Mac was the first friend I made at my first job, when we were both fresh out of high school, and is the keeper of all my secrets. She knows where I have all the bodies buried and I am well acquainted with all the skeletons in her closets.
We have evolved to the point of being able to read each other’s thoughts on more than one occasion. To this day, any mention of a boy named Kennedy will elicit the most awful slurping noises and bellyfuls of laughter between us. Or, just the mere mention of the words “Western Whopper” can leave us doubled over in laughter and incapacitated for indefinite periods. That cheap date….
We’ve been there for each other for over 25 years, sink or swim. I had her shoulder to cry on every time CJ cheated on me. She had mine when when she had the measles and thought the spots would never go away. When her boyfriend, B, broke her heart over a ridiculous incident, I went to him and told him in no uncertain terms what a jerk he was. She’s better off without him anyway.
But perhaps the first real life “adult” situation we’ve had to face together was when I had to break the news to her that her boyfriend, my mentor and good friend, had passed away quite suddenly. I had arranged with our friend, D, to meet up at Mack’s house to deliver the sad news. And for the entire night of her ordeal we three sat and ate and cried together.
The night before my wedding, there was no hen party, no bridal shower. Instead, we were up making bridal bouquets and putting the finishing touches on wedding favors at Mack’s house, which was minutes from the church. After three hours’ sleep we were up again at 6:30 am to finish decorating the church pews. I couldn’t have arranged the entire wedding without my girls, considering that the groom, all the groomsmen, and parents of the bride and groom were geographically scattered in different states and countries. Mack also toasted my parents, while I kept nudging her and reminding her to mention how “kind and modest” I was. We couldn’t keep a straight face all day.

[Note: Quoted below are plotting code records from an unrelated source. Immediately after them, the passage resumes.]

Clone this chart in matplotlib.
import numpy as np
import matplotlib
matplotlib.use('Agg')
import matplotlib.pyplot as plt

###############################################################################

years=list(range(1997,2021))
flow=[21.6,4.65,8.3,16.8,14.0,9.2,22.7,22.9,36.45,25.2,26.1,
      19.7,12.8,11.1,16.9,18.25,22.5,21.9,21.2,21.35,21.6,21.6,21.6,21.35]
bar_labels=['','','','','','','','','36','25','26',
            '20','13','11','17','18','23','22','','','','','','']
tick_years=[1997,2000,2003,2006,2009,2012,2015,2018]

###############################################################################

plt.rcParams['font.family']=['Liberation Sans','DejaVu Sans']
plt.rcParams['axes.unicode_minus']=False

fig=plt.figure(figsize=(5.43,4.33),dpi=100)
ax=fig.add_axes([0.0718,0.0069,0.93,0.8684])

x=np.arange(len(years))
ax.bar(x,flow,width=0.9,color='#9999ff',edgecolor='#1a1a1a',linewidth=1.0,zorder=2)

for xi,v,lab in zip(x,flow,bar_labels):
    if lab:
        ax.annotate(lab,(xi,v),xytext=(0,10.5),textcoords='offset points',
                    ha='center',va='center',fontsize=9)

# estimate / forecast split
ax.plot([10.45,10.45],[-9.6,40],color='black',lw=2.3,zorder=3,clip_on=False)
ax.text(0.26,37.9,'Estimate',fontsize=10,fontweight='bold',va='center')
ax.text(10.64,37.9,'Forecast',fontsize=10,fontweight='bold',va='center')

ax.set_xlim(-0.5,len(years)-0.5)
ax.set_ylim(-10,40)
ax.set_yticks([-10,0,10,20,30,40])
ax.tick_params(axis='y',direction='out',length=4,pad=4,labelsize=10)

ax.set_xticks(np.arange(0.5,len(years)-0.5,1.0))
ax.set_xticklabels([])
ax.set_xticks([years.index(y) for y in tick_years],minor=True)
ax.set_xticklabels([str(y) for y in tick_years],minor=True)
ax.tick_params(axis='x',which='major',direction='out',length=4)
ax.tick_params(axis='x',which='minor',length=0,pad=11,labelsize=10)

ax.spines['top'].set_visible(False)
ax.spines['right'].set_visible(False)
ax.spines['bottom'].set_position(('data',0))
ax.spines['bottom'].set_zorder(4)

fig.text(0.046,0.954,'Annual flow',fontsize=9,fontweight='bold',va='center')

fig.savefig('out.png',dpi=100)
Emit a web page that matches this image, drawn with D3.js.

Now we’re grown and live a thousand miles apart, but we still keep in touch. We don’t share boyfriend problems anymore; now we stress ourselves about how to deal with spouses and children. We have an abundance of respect for each other that it’s actually impossible to imagine us falling out. We continue to bounce ideas off each other and cry on each other’s shoulders occasionally, albeit with a little help from AT&T.